--- Job ---
Each line below should be retyped exactly, with no pictures.

--- Given material ---
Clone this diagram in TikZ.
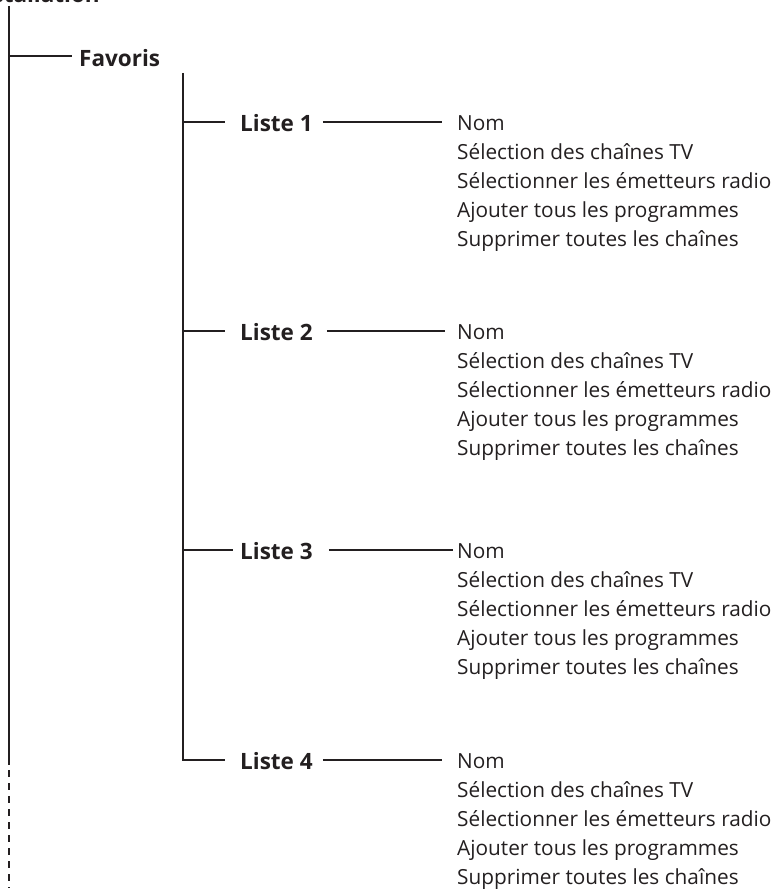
\documentclass[tikz,border=0pt]{standalone}
\usepackage{fontspec}
\setmainfont{Open Sans}
\usepackage{tikz}
\usetikzlibrary{positioning,calc}
\definecolor{mnink}{HTML}{231F20}

\begin{document}
\begin{tikzpicture}[x=1pt,y=-1pt,
  head/.style={mnink,inner sep=0pt,font=\fontsize{22.5}{27}\selectfont\bfseries},
  item/.style={mnink,inner sep=0pt,font=\fontsize{20.8}{25}\selectfont},
  trunk/.style={mnink,line width=2pt},
  branch/.style={mnink,line width=1.5pt}]
\useasboundingbox (0,0) rectangle (779,890);
\clip (0,0) rectangle (779,890);

% main trunk
\node[head,anchor=base east] (install) at (100,3) {Installation};
\coordinate (maintop) at (9,6);
\coordinate (mainend) at (9,765);
\coordinate (mainlow) at (9,888);
\draw[trunk] (maintop) -- (mainend);
\draw[trunk,dash pattern=on 7pt off 6pt] ([yshift=-5pt]mainend) -- (mainlow);

% Favoris
\coordinate (favjoin) at (9,56);
\node[head,anchor=base west] (favoris) at (79,67) {Favoris};
\draw[branch] (favjoin) -- ([xshift=-7pt]favjoin -| favoris.west);

% lists
\coordinate (favtop) at (183,73);
\coordinate (fork1) at (183,122);
\coordinate (fork2) at (183,331);
\coordinate (fork3) at (183,550);
\coordinate (fork4) at (183,760);
\foreach \n in {1,...,4}
  \node[head,anchor=base west] (liste\n) at ($(fork\n)+(57,9.5)$) {Liste \n};

\foreach \n in {1,...,4} {
  \node[item,anchor=base west] (nom\n) at ($(fork\n)+(274,8.5)$) {Nom};
  \node[item,anchor=base west] (sel\n) at ($(nom\n.base west)+(0,29)$) {Sélection des chaînes TV};
  \node[item,anchor=base west] (radio\n) at ($(sel\n.base west)+(0,29)$) {Sélectionner les émetteurs radio};
  \node[item,anchor=base west] (ajout\n) at ($(radio\n.base west)+(0,29)$) {Ajouter tous les programmes};
  \node[item,anchor=base west] (suppr\n) at ($(ajout\n.base west)+(0,29)$) {Supprimer toutes les chaînes};
}

\draw[branch] (favtop) |- ([xshift=-15pt]fork4 -| liste4.west);
\draw[branch] (fork1) -- ([xshift=-15pt]fork1 -| liste1.west);
\draw[branch] (fork2) -- ([xshift=-15pt]fork2 -| liste2.west);
\draw[branch] (fork3) -- ([xshift=-7pt]fork3 -| liste3.west);

\draw[branch] ([xshift=10pt]fork1 -| liste1.east) -- ([xshift=-15pt]fork1 -| nom1.west);
\draw[branch] ([xshift=14pt]fork2 -| liste2.east) -- ([xshift=-12pt]fork2 -| nom2.west);
\draw[branch] ([xshift=16pt]fork3 -| liste3.east) -- ([xshift=-4pt]fork3 -| nom3.west);
\draw[branch] ([xshift=10pt]fork4 -| liste4.east) -- ([xshift=-15pt]fork4 -| nom4.west);
\end{tikzpicture}
\end{document}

--- Response for this exercise ---
Clone this diagram in TikZ.
\documentclass[tikz,border=0pt]{standalone}
\usepackage{fontspec}
\setmainfont{Open Sans}
\usepackage{tikz}
\usetikzlibrary{positioning,calc}
\definecolor{mnink}{HTML}{231F20}

\begin{document}
\begin{tikzpicture}[x=1pt,y=-1pt,
  head/.style={mnink,inner sep=0pt,font=\fontsize{22.5}{27}\selectfont\bfseries},
  item/.style={mnink,inner sep=0pt,font=\fontsize{20.8}{25}\selectfont},
  trunk/.style={mnink,line width=2pt},
  branch/.style={mnink,line width=1.5pt}]
\useasboundingbox (0,0) rectangle (779,890);
\clip (0,0) rectangle (779,890);

% main trunk
\node[head,anchor=base east] (install) at (100,3) {Installation};
\coordinate (maintop) at (9,6);
\coordinate (mainend) at (9,765);
\coordinate (mainlow) at (9,888);
\draw[trunk] (maintop) -- (mainend);
\draw[trunk,dash pattern=on 7pt off 6pt] ([yshift=-5pt]mainend) -- (mainlow);

% Favoris
\coordinate (favjoin) at (9,56);
\node[head,anchor=base west] (favoris) at (79,67) {Favoris};
\draw[branch] (favjoin) -- ([xshift=-7pt]favjoin -| favoris.west);

% lists
\coordinate (favtop) at (183,73);
\coordinate (fork1) at (183,122);
\coordinate (fork2) at (183,331);
\coordinate (fork3) at (183,550);
\coordinate (fork4) at (183,760);
\foreach \n in {1,...,4}
  \node[head,anchor=base west] (liste\n) at ($(fork\n)+(57,9.5)$) {Liste \n};

\foreach \n in {1,...,4} {
  \node[item,anchor=base west] (nom\n) at ($(fork\n)+(274,8.5)$) {Nom};
  \node[item,anchor=base west] (sel\n) at ($(nom\n.base west)+(0,29)$) {Sélection des chaînes TV};
  \node[item,anchor=base west] (radio\n) at ($(sel\n.base west)+(0,29)$) {Sélectionner les émetteurs radio};
  \node[item,anchor=base west] (ajout\n) at ($(radio\n.base west)+(0,29)$) {Ajouter tous les programmes};
  \node[item,anchor=base west] (suppr\n) at ($(ajout\n.base west)+(0,29)$) {Supprimer toutes les chaînes};
}

\draw[branch] (favtop) |- ([xshift=-15pt]fork4 -| liste4.west);
\draw[branch] (fork1) -- ([xshift=-15pt]fork1 -| liste1.west);
\draw[branch] (fork2) -- ([xshift=-15pt]fork2 -| liste2.west);
\draw[branch] (fork3) -- ([xshift=-7pt]fork3 -| liste3.west);

\draw[branch] ([xshift=10pt]fork1 -| liste1.east) -- ([xshift=-15pt]fork1 -| nom1.west);
\draw[branch] ([xshift=14pt]fork2 -| liste2.east) -- ([xshift=-12pt]fork2 -| nom2.west);
\draw[branch] ([xshift=16pt]fork3 -| liste3.east) -- ([xshift=-4pt]fork3 -| nom3.west);
\draw[branch] ([xshift=10pt]fork4 -| liste4.east) -- ([xshift=-15pt]fork4 -| nom4.west);
\end{tikzpicture}
\end{document}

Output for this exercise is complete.